WHAT THE TASK ASKS |
Your task is to transcribe the records exactly, skipping every image.

Charts and diagrams as code:
········
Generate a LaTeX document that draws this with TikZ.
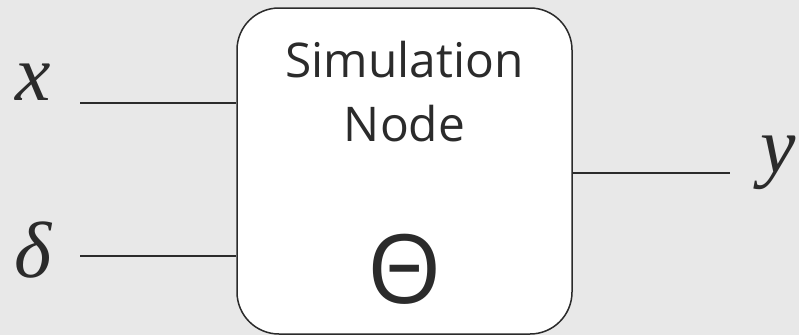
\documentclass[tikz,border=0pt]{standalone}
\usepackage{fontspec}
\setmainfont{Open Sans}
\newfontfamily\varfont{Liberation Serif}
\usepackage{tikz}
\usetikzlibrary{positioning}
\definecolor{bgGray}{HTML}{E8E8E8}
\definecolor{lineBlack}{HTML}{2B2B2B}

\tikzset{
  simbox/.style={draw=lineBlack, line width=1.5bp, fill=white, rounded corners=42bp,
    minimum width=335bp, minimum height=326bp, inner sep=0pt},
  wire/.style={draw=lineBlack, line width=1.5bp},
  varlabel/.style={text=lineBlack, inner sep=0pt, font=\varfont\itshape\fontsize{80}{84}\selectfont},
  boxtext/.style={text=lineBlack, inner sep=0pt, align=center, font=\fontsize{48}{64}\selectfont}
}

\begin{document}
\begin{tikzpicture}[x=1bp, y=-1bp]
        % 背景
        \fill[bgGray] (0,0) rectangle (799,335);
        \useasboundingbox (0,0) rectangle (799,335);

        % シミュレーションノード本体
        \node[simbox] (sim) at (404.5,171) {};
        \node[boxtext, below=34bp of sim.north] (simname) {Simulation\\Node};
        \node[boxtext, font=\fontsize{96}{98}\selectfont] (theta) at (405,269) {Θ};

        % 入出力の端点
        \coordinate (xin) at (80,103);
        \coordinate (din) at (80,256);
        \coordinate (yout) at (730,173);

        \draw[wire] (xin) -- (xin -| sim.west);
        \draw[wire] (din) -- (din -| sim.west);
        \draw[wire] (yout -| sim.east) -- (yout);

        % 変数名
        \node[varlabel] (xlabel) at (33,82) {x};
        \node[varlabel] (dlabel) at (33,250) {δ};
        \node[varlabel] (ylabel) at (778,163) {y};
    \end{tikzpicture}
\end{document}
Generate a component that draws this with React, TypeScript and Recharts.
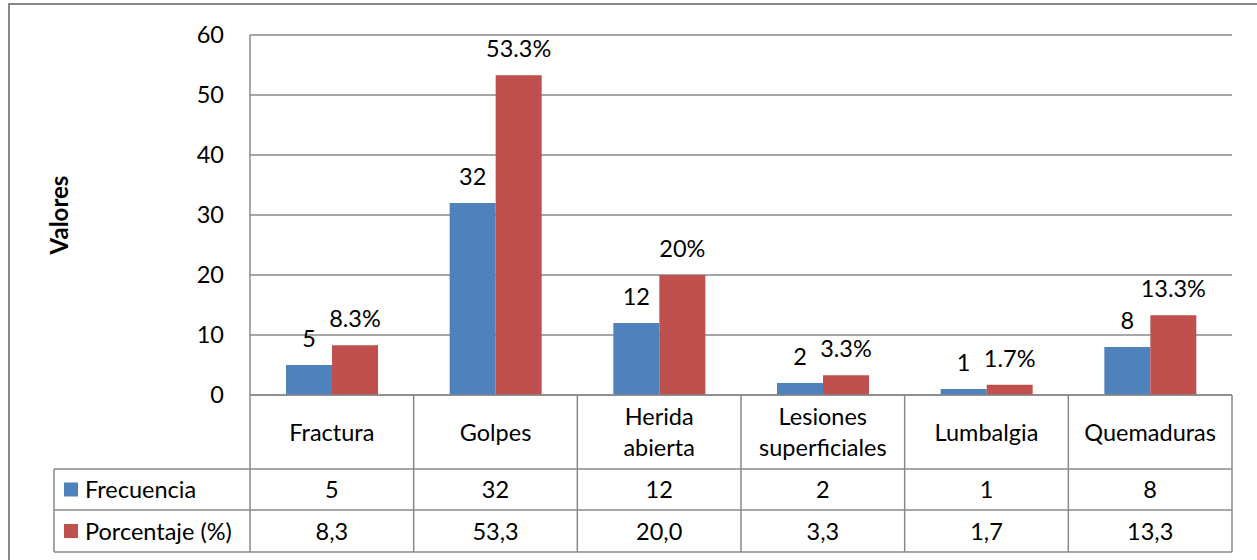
········
SOLUTION FOR THIS TASK |
Generate a LaTeX document that draws this with TikZ.
\documentclass[tikz,border=0pt]{standalone}
\usepackage{fontspec}
\setmainfont{Open Sans}
\newfontfamily\varfont{Liberation Serif}
\usepackage{tikz}
\usetikzlibrary{positioning}
\definecolor{bgGray}{HTML}{E8E8E8}
\definecolor{lineBlack}{HTML}{2B2B2B}

\tikzset{
  simbox/.style={draw=lineBlack, line width=1.5bp, fill=white, rounded corners=42bp,
    minimum width=335bp, minimum height=326bp, inner sep=0pt},
  wire/.style={draw=lineBlack, line width=1.5bp},
  varlabel/.style={text=lineBlack, inner sep=0pt, font=\varfont\itshape\fontsize{80}{84}\selectfont},
  boxtext/.style={text=lineBlack, inner sep=0pt, align=center, font=\fontsize{48}{64}\selectfont}
}

\begin{document}
\begin{tikzpicture}[x=1bp, y=-1bp]
        % 背景
        \fill[bgGray] (0,0) rectangle (799,335);
        \useasboundingbox (0,0) rectangle (799,335);

        % シミュレーションノード本体
        \node[simbox] (sim) at (404.5,171) {};
        \node[boxtext, below=34bp of sim.north] (simname) {Simulation\\Node};
        \node[boxtext, font=\fontsize{96}{98}\selectfont] (theta) at (405,269) {Θ};

        % 入出力の端点
        \coordinate (xin) at (80,103);
        \coordinate (din) at (80,256);
        \coordinate (yout) at (730,173);

        \draw[wire] (xin) -- (xin -| sim.west);
        \draw[wire] (din) -- (din -| sim.west);
        \draw[wire] (yout -| sim.east) -- (yout);

        % 変数名
        \node[varlabel] (xlabel) at (33,82) {x};
        \node[varlabel] (dlabel) at (33,250) {δ};
        \node[varlabel] (ylabel) at (778,163) {y};
    \end{tikzpicture}
\end{document}
Generate a component that draws this with React, TypeScript and Recharts.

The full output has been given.